LONDON (Reuters) - Gold prices are ignoring dwindling inflows into bullion-backed exchange-traded funds, with prices supported as investors switch their interest to the U.S. futures market and outright purchases of physical metal.
Investors are increasingly embracing riskier assets like stocks, leaving less of an impulse to hoard gold as a hedge against the unknown, lending support to its appeal as a buffer to dollar weakness and future inflation.
Consequently, while interest in gold-backed ETFs has tailed off after unprecedented buying in the first quarter, other forms of investment, such as positioning on the New York Comex futures exchange, have increased and underpinned a firm price.
Spot gold has held firm above the $900 marker since early May, with the psychologically key $1,000 level in reach.
“The slack created by slower ETF demand hasn’t gone away completely, it’s just been replaced by more speculative interest,” said Barclays Capital analyst Suki Cooper.
“The position on Comex has picked up quite sharply.”
Flows into gold ETFs hit a historic peak in the first quarter of 2009 as investors spooked by instability in wider markets went after physical gold as a safe store of value.
A combination of heavy selling of equities and very high credit risk made ETFs all the more attractive. But while equities are now bouncing from low levels, analysts say credit risk has fallen dramatically, denting inflows.
Almost 15 million ounces or some 450 tonnes flowed into the six gold-backed ETFs monitored by Reuters in the first quarter, worth more than $13 billion at the time.

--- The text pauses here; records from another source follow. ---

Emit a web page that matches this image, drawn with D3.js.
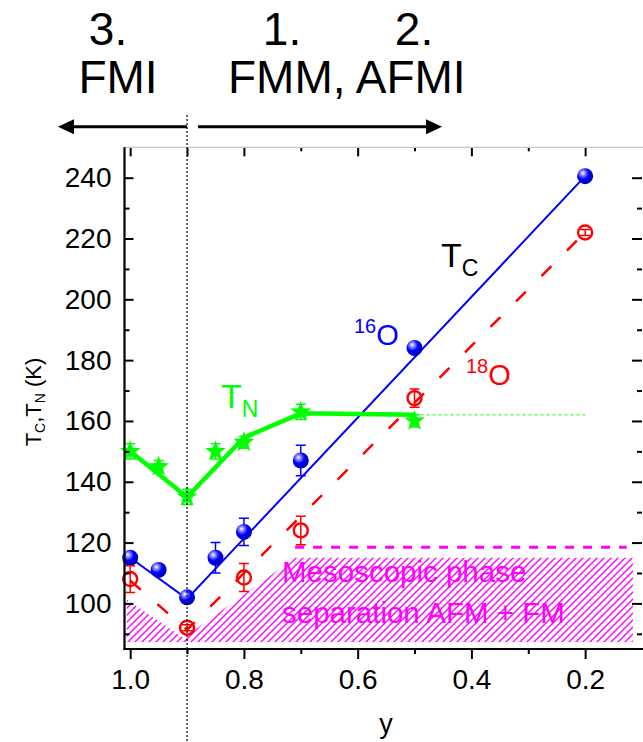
<!DOCTYPE html>
<html><head><meta charset="utf-8">
<script src="https://cdn.jsdelivr.net/npm/d3@7"></script>
<style>html,body{margin:0;padding:0;background:#fff}svg{display:block;font-family:"Liberation Sans",Arial,sans-serif}</style>
</head><body><svg id="c" width="643" height="742"></svg>
<script>
// ---- data ----
const y16 = [1.0, 0.95, 0.9, 0.85, 0.8, 0.7, 0.5, 0.2];
const tc16 = [115, 111, 102, 115, 123.5, 147, 184, 240.5];
const err16 = [1.5, 0, 0, 5, 4.5, 5, 1, 0.5];
const y18 = [1.0, 0.9, 0.8, 0.7, 0.5, 0.2];
const tc18 = [108, 92, 108.5, 124, 167.5, 222];
const err18 = [4.4, 1, 4.6, 4.7, 3, 1];
const yN = [1.0, 0.95, 0.9, 0.85, 0.8, 0.7, 0.5];
const tN = [150, 145, 135, 150, 153, 163, 160];
const errN = [2.5, 2, 2.5, 2.5, 2, 2.5, 2];
const fit16Y = [1.0, 0.9, 0.2], fit16T = [115, 101.5, 240.5];
const fit18Y = [1.0, 0.9, 0.2], fit18T = [107.5, 91.3, 222];
const fitNY = [1.0, 0.9, 0.8, 0.7, 0.5], fitNT = [150, 135, 154.5, 162.5, 162];
const dotNY = [0.5, 0.2], dotNT = [162, 162];
const hatchY = [1.006, 0.906, 0.71, 0.116, 0.116, 1.006];
const hatchT = [101.3, 88.6, 115, 115, 87.3, 87.3];
const psLineY = [0.71, 0.127], psLineT = [118.5, 118.5];
const xMajor = [1.0, 0.8, 0.6, 0.4, 0.2];
const xMinor = [0.9, 0.7, 0.5, 0.3];
const tMajor = [100, 120, 140, 160, 180, 200, 220, 240];
const tMinor = [90, 110, 130, 150, 170, 190, 210, 230];
const boundaryY = 0.9;

const svg = d3.select("#c");
const x = d3.scaleLinear().domain([1.01, 0.1]).range([124.5, 642]);
const y = d3.scaleLinear().domain([85, 250]).range([649, 147.3]);
const FONT = '"Liberation Sans",Arial,sans-serif';

const defs = svg.append("defs");
const pat = defs.append("pattern").attr("id","hatch").attr("patternUnits","userSpaceOnUse")
  .attr("width",7).attr("height",7);
pat.append("path").attr("d","M-1,1 l2,-2 M0,7 l7,-7 M6,8 l2,-2").attr("stroke","#ff00ff").attr("stroke-width",1.4);
const rg = defs.append("radialGradient").attr("id","ball").attr("cx","38%").attr("cy","35%").attr("r","65%").attr("fx","35%").attr("fy","30%");
rg.append("stop").attr("offset","0%").attr("stop-color","#ffffff");
rg.append("stop").attr("offset","22%").attr("stop-color","#9090ff");
rg.append("stop").attr("offset","55%").attr("stop-color","#0000ff");
rg.append("stop").attr("offset","100%").attr("stop-color","#0000b0");

// hatch region
const hatchPts = hatchY.map((v,i)=>[x(v), y(hatchT[i])]);
svg.append("path").attr("d", d3.line()(hatchPts)+"Z").attr("fill","url(#hatch)");
svg.append("path").attr("d", d3.line()(psLineY.map((v,i)=>[x(v),y(psLineT[i])])))
  .attr("stroke","#ff00ff").attr("stroke-width",3).attr("stroke-dasharray","9,9").attr("fill","none");
const mt = svg.append("g").attr("font-family",FONT).attr("font-size",29.5).attr("fill","#ff00ff");
mt.append("text").attr("x",282).attr("y",582).text("Mesoscopic phase");
mt.append("text").attr("x",282).attr("y",623).text("separation AFM + FM");

// fit lines
const line = d3.line().x(d=>x(d[0])).y(d=>y(d[1]));
svg.append("path").attr("d", line(fit18Y.map((v,i)=>[v,fit18T[i]])))
  .attr("stroke","#ff0000").attr("stroke-width",2.5).attr("stroke-dasharray","14,22").attr("fill","none");
svg.append("path").attr("d", line(fit16Y.map((v,i)=>[v,fit16T[i]])))
  .attr("stroke","#0000ff").attr("stroke-width",2).attr("fill","none");
svg.append("path").attr("d", line(fitNY.map((v,i)=>[v,fitNT[i]])))
  .attr("stroke","#00ff00").attr("stroke-width",4.5).attr("stroke-linejoin","round").attr("fill","none");
svg.append("path").attr("d", line(dotNY.map((v,i)=>[v,dotNT[i]])))
  .attr("stroke","#00ff00").attr("stroke-width",1).attr("stroke-dasharray","3,3").attr("fill","none");

function errBars(xs, ts, es, color, w){
  const g = svg.append("g").attr("stroke",color).attr("stroke-width",w).attr("fill","none");
  xs.forEach((v,i)=>{
    if(!es[i]) return;
    const cx = x(v), y1 = y(ts[i]+es[i]), y2 = y(ts[i]-es[i]);
    g.append("path").attr("d",`M${cx},${y1}V${y2}M${cx-5},${y1}H${cx+5}M${cx-5},${y2}H${cx+5}`);
  });
}
// blue
errBars(y16, tc16, err16, "#0000ff", 1.5);
svg.append("g").selectAll("circle").data(y16).join("circle")
  .attr("cx",d=>x(d)).attr("cy",(d,i)=>y(tc16[i])).attr("r",8).attr("fill","url(#ball)");
// red
svg.append("g").selectAll("circle").data(y18).join("circle")
  .attr("cx",d=>x(d)).attr("cy",(d,i)=>y(tc18[i])).attr("r",7).attr("fill","none")
  .attr("stroke","#ff0000").attr("stroke-width",2.4);
errBars(y18, tc18, err18, "#ff0000", 1.5);
// green
errBars(yN, tN, errN, "#00ff00", 1.5);
function starPath(R, r){
  let p="";
  for(let k=0;k<10;k++){
    const a = -Math.PI/2 + k*Math.PI/5, rr = k%2?r:R;
    p += (k?"L":"M")+(rr*Math.cos(a)).toFixed(2)+","+(rr*Math.sin(a)).toFixed(2);
  }
  return p+"Z";
}
svg.append("g").selectAll("path").data(yN).join("path")
  .attr("d",starPath(11,4.5)).attr("transform",(d,i)=>`translate(${x(d)},${y(tN[i])})`)
  .attr("fill","#00ff00");

// series labels
function lab(xp, yp, main, sub, color, mainSize, subSize, supFirst){
  const t = svg.append("text").attr("x",xp).attr("y",yp).attr("fill",color).attr("font-family",FONT);
  if(supFirst){
    t.append("tspan").attr("font-size",subSize).attr("dy",-12).text(sub);
    t.append("tspan").attr("font-size",mainSize).attr("dy",12).text(main);
  } else {
    t.append("tspan").attr("font-size",mainSize).text(main);
    t.append("tspan").attr("font-size",subSize).attr("dy",9).text(sub);
  }
}
lab(441, 267, "T", "C", "#000", 34, 23, false);
lab(221, 408, "T", "N", "#00ff00", 34, 23, false);
lab(354, 345, "O", "16", "#0000ff", 29, 20, true);
lab(466, 385, "O", "18", "#ff0000", 29, 20, true);

// axes
const axG = svg.append("g").attr("font-family",FONT);
axG.append("g").attr("transform",`translate(${x.range()[0]},0)`)
  .call(d3.axisLeft(y).tickValues(tMajor).tickSize(-9).tickPadding(13).tickFormat(d3.format("d")));
axG.append("g").attr("transform",`translate(${x.range()[0]},0)`)
  .call(d3.axisLeft(y).tickValues(tMinor).tickSize(-5).tickFormat(""));
axG.append("g").attr("transform",`translate(0,${y.range()[0]})`)
  .call(d3.axisBottom(x).tickValues(xMajor).tickSize(10).tickPadding(10).tickFormat(d3.format(".1f")));
axG.append("g").attr("transform",`translate(0,${y.range()[0]})`)
  .call(d3.axisBottom(x).tickValues(xMinor).tickSize(5).tickFormat(""));
// top & right mirror ticks
axG.append("g").attr("transform",`translate(0,${y.range()[1]})`)
  .call(d3.axisTop(x).tickValues(xMajor.concat([0.9])).tickSize(-9).tickFormat(""));
axG.append("g").attr("transform",`translate(0,${y.range()[1]})`)
  .call(d3.axisTop(x).tickValues([0.7,0.5,0.3]).tickSize(-4).tickFormat(""));
axG.append("g").attr("transform",`translate(${x.range()[1]},0)`)
  .call(d3.axisRight(y).tickValues(tMajor).tickSize(-10).tickFormat(""));
axG.append("g").attr("transform",`translate(${x.range()[1]},0)`)
  .call(d3.axisRight(y).tickValues(tMinor).tickSize(-5).tickFormat(""));
axG.selectAll(".domain").remove();
axG.selectAll(".tick line").attr("stroke","#000").attr("stroke-width",2);
axG.selectAll(".tick text").attr("font-size",28).attr("fill","#000").attr("font-family",FONT);
// frame lines
svg.append("line").attr("x1",x.range()[0]).attr("x2",643).attr("y1",y.range()[1]).attr("y2",y.range()[1])
  .attr("stroke","#c8c8c8").attr("stroke-width",1.2);
svg.append("line").attr("x1",x.range()[0]).attr("x2",x.range()[0]).attr("y1",y.range()[1]).attr("y2",y.range()[0]+1)
  .attr("stroke","#000").attr("stroke-width",2.2);
svg.append("line").attr("x1",x.range()[0]-1).attr("x2",643).attr("y1",y.range()[0]).attr("y2",y.range()[0])
  .attr("stroke","#000").attr("stroke-width",2.2);

// axis titles
svg.append("text").attr("x",386).attr("y",733).attr("text-anchor","middle").attr("font-size",27)
  .attr("font-family",FONT).text("y");
const yt = svg.append("text").attr("transform","translate(41,402) rotate(-90)").attr("text-anchor","middle")
  .attr("font-size",22).attr("font-family",FONT);
yt.append("tspan").text("T");
yt.append("tspan").attr("font-size",14).attr("dy",4).text("C");
yt.append("tspan").attr("dy",-4).text(",T");
yt.append("tspan").attr("font-size",14).attr("dy",4).text("N");
yt.append("tspan").attr("dy",-4).text(" (K)");

// vertical dotted boundary
svg.append("line").attr("x1",x(boundaryY)).attr("x2",x(boundaryY)).attr("y1",115).attr("y2",742)
  .attr("stroke","#000").attr("stroke-width",1.2).attr("stroke-dasharray","2,2");

// header
const hd = svg.append("g").attr("font-family",FONT).attr("font-size",46).attr("fill","#000");
hd.append("text").attr("x",108).attr("y",45).attr("text-anchor","middle").text("3.");
hd.append("text").attr("x",118).attr("y",93).attr("text-anchor","middle").text("FMI");
hd.append("text").attr("x",282).attr("y",45).attr("text-anchor","middle").text("1.");
hd.append("text").attr("x",414).attr("y",45).attr("text-anchor","middle").text("2.");
hd.append("text").attr("x",228).attr("y",93).text("FMM, AFMI");
const ay = 126.7;
const arr = svg.append("g");
arr.append("line").attr("x1",72).attr("x2",x(boundaryY)).attr("y1",ay).attr("y2",ay).attr("stroke","#000").attr("stroke-width",3);
arr.append("path").attr("d",`M58,${ay}L74,${ay-7.5}L74,${ay+7.5}Z`).attr("fill","#000");
arr.append("line").attr("x1",x(boundaryY)+11).attr("x2",428).attr("y1",ay).attr("y2",ay).attr("stroke","#000").attr("stroke-width",3);
arr.append("path").attr("d",`M442,${ay}L426,${ay-7.5}L426,${ay+7.5}Z`).attr("fill","#000");
</script></body></html>
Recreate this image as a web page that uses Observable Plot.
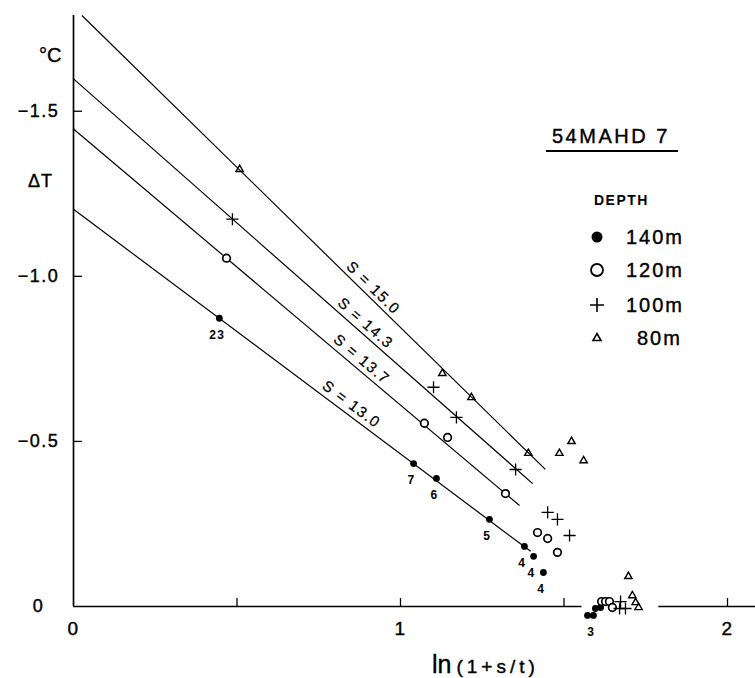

But as the financial markets started to stabilize, appetite for the funds slackened.
In the second quarter, inflows dwindled to less than a million ounces, with two of the largest ETFs monitored -- New York's SPDR Gold Trust and London-based Gold Bullion Securities GBSx.L -- registering small declines.
With the gold market still a relatively small arena where a few big players can have a disproportionate effect, it has not taken too much movement for overall ETF flows to dry up.
“Investing in ETFs is still a minority sport, and I guess maybe some of the funds investing think there are better options in other commodities, and even equities, due to a return to risk appetite,” said Matthew Turner, an analyst at VM Group.
Despite slackening ETF inflows, there seems to be confidence in the metal’s ability to move higher, with a recent poll of analysts’ forecasts conducted by Reuters showing an improved outlook.
Spot gold was seen averaging $930 an ounce in 2009, up from a forecast of $862.50 in January. <PREC/POLL>
At the time of the poll, analysts identified dollar weakness and the growing threat of inflation as chief reasons to buy gold. Both are seen as behind recent inflows into gold futures.
Noncommercial net long positions in New York gold futures jumped 9 percent in the week to July 21, a report from the Commodity Futures Trading Commission showed last week, and were at 173,302 lots against 166,294 four weeks earlier.
“Maybe investors feel they can get a bigger bang for their buck by going straight through to the over-the-counter or futures markets,” said Calyon analyst Robin Bhar.
Some analysts say the market could be vulnerable to a clearout of COMEX long positioning, after the spot price saw a loss of almost 1.7 percent on Tuesday as a dollar surge prompted investors to lighten holdings in the U.S. futures market.
But a price fall may not preclude a future rise in ETF flows. Ashok Shah, chief investment officer at London and Capital, noted ETF exposure rising in a previous period of commodity price losses.
“It’s only a matter of time before we begin to see a real increase in order flow for underlying commodities and that will help to bring the interest back in,” he said.
While inflows are unlikely to return to the levels of early 2009, with the prospect of soaring inflation just around the corner, they still have plenty of scope to pick up.
“Let’s face it, when all the TARP (Troubled Asset Relief Program) money hits in the fall and other countries’ incentives bump up global money supply -- not forgetting where oil prices stand at that time -- people will want alternatives to currency,” said George Gero, vice president at RBC Capital Markets Global Futures in New York.
“The first such alternative is gold and things associated to it -- like ETFs,” he said.